Book List of the Week

Christian Wassmann’s Book List: Cross-Referencing

By Steve Kroeter September 30, 2013
Christian Wassmann, architect (New York)
View Christian Wassmann’s Book List

“As a student I spent a lot of time in the library doing research for my projects, but I never liked to borrow books,” notes architect Christian Wassmann in the introduction to his book list. “I preferred to own them, mark them with notes, and collect articles, press releases, and other information inside the front cover. I always tried to find the most important books on a specific artist, architect, or subject, study them, and then cross-reference them.”

Cross-referencing is a hallmark of Wassmann’s work, which extends from site-specific installations and art exhibitions to furniture, interiors, and buildings including the East Village Radio station in New York, the Curved Wall House in Miami, and the “Fibonacci Spiral” construction for the threeASFOUR fashion show. His mentors include both artist Robert Wilson and architect Steven Holl.

Works on artists known for exploring space and spatial constructs, such as Constantin Brancusi, Pablo Picasso, and Gordon Matta-Clark, are highlights of Wassmann’s book list. About Object to Be Destroyed: The Work of Gordon Matta-Clark by Pamela Lee, Wassmann comments, “Like many great artists, Gordon Matta-Clark was educated as an architect and became a game-changing artist by questioning his environment and making liberating suggestions. With his surgical cuts through buildings he de-functionalized architecture and turned it into art. Matta-Clark was a poet of space.”

 
Christian Wassmann in his library. He says about the books that have inspired him: “This ever-expanding archive represents everything I was ever interested in. The collection now serves as an extended memory that I can revisit at any time or dive deeper into a subject if desired.” 

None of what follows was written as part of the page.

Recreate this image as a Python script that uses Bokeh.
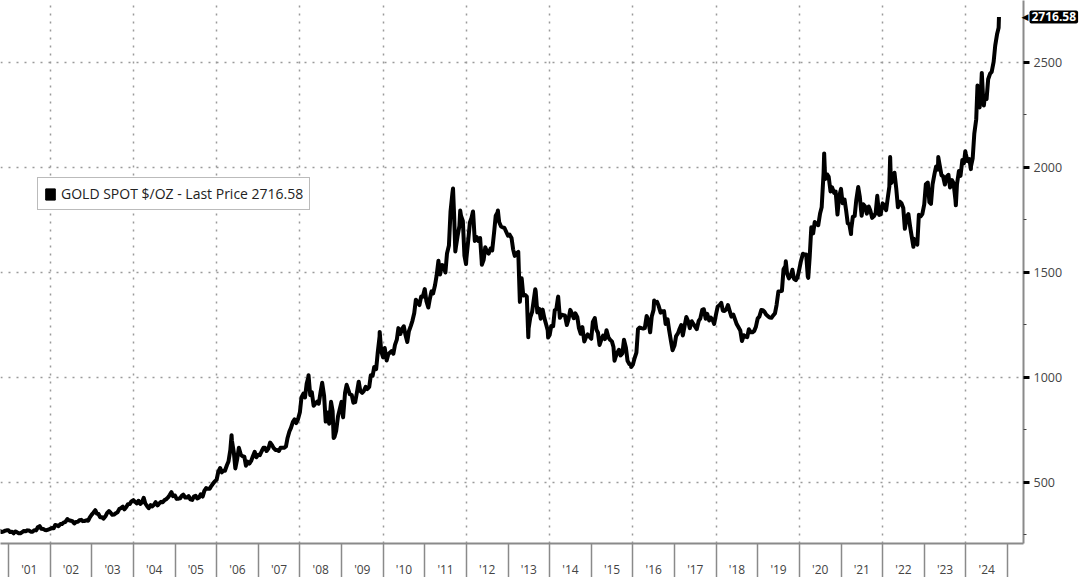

Among Wassmann’s architecture selections are books devoted to Buckminster Fuller and the Eameses as well Le Corbusier’s Ronchamp, which contains Le Corbusier’s plans and sketches for the Chapel of Notre Dame du Haut, one of the legendary modern architect’s most revolutionary creations and “my favorite building,” Wassmann remarks. “Almost every book by Le Corbusier could be on my list but this one is off the shelf and on our desks at the Studio all the time.”

Books from many other fields also turn up on Wassmann’s list. All of these books, he writes in the introduction to his book list, helped him “to see and realize previously hidden connections.” Super Constellation (in German) by Christoph Asendorf, on the influence of air and space travel, “explains how something that was invented in an aeronautical context, often for military purposes, later influenced other fields, culture, and society at large.” You Are Not a Gadget, by Silicon Valley’s Jaron Lanier—a pioneer in the field of virtual reality, who in recent years has spoken about the perils of an Internet that values the opinion of the crowd and computer algorithms over human judgment—is another book choice. Wassmann’s judgment: “Today a lot of information can be found on the Internet, but for me books have more authority due to the good authors, editors, and publishers who make them.”